Your goal: Below are some records; quote exactly the lines from the one that contains "Output the Python" through the one that contains "from matplotlib.patches import Polygon", inclusive, and no others.

***** Material for this exercise

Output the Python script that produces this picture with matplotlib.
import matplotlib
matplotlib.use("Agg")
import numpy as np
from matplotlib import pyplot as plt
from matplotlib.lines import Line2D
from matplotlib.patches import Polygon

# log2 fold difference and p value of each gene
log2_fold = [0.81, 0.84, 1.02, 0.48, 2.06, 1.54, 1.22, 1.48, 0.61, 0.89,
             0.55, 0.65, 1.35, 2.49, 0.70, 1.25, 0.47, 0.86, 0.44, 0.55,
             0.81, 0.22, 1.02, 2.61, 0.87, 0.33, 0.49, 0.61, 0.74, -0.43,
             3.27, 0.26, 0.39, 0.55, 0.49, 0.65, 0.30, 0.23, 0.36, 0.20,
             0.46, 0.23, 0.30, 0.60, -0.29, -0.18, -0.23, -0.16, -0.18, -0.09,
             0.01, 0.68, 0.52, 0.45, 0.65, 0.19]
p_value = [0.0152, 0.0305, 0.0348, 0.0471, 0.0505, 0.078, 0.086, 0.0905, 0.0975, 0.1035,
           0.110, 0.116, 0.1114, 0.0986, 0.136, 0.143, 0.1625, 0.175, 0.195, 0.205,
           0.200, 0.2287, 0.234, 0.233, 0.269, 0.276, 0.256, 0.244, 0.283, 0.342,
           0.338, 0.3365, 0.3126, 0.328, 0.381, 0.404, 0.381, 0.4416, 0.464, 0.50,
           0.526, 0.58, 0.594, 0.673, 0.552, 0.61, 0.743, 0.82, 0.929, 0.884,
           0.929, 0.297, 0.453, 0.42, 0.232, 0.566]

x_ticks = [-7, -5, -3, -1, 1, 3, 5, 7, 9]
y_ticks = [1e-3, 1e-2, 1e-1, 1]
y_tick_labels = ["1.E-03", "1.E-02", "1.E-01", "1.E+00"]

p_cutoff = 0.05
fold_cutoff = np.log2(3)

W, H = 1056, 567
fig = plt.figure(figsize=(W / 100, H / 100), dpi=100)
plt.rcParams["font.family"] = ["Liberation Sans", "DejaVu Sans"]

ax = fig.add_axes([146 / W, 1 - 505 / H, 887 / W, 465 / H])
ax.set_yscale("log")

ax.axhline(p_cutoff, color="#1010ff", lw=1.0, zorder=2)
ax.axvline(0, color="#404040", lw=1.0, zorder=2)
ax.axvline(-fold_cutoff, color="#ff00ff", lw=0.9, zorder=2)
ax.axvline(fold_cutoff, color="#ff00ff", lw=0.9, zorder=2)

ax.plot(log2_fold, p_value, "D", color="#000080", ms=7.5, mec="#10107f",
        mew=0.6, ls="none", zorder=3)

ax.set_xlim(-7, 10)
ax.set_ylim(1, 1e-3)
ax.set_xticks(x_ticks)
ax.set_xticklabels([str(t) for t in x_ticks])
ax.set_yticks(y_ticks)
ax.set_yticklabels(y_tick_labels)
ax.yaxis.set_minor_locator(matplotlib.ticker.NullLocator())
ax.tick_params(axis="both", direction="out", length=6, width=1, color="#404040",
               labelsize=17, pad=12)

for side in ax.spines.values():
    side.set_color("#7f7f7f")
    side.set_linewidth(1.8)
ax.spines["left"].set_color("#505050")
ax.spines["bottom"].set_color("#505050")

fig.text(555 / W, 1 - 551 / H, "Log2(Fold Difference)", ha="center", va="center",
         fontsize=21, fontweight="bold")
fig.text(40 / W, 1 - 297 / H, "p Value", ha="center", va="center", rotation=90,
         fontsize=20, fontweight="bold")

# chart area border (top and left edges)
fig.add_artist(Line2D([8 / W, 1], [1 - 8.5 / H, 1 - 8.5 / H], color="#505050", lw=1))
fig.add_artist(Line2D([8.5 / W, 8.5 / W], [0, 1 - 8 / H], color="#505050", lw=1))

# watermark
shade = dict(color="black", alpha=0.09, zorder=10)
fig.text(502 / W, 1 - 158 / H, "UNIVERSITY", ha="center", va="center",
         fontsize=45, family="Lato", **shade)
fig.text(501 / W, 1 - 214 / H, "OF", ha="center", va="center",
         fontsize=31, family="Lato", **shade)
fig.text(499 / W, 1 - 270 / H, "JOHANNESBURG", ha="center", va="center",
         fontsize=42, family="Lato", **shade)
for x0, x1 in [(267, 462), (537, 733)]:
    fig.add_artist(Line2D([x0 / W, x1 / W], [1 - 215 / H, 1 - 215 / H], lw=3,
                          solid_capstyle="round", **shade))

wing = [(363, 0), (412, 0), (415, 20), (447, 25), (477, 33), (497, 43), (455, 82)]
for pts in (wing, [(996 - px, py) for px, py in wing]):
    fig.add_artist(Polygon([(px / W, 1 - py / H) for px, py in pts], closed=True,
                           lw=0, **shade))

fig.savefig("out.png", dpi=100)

**********
***** Material for this exercise

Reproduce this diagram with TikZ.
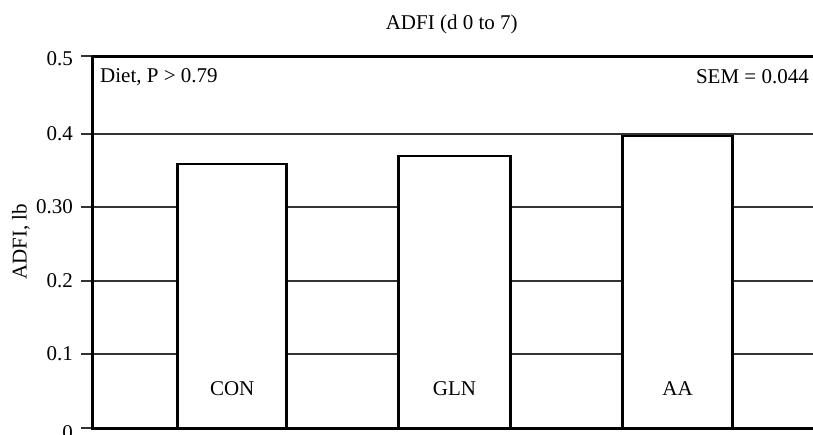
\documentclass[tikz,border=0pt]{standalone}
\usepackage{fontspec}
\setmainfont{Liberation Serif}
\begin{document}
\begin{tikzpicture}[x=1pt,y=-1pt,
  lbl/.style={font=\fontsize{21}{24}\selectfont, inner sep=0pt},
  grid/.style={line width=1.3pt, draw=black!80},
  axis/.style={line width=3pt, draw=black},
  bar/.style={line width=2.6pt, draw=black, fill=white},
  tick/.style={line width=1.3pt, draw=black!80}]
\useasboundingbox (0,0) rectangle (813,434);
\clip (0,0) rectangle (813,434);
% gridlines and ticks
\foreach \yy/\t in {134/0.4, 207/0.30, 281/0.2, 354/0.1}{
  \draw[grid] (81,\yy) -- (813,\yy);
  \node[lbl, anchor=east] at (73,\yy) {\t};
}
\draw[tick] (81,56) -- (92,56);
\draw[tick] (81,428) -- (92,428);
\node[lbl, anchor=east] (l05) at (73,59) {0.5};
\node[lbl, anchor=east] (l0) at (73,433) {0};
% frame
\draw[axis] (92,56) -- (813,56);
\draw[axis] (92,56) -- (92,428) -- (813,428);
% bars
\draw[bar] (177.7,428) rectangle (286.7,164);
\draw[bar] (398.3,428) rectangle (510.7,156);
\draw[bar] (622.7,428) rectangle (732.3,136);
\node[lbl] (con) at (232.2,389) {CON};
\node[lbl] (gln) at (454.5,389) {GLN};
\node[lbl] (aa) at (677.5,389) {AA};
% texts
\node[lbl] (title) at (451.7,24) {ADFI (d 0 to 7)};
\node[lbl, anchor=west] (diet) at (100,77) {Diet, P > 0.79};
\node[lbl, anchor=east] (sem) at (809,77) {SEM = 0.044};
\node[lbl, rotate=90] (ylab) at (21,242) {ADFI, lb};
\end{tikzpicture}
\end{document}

**********

Solution:
Output the Python script that produces this picture with matplotlib.
import matplotlib
matplotlib.use("Agg")
import numpy as np
from matplotlib import pyplot as plt
from matplotlib.lines import Line2D
from matplotlib.patches import Polygon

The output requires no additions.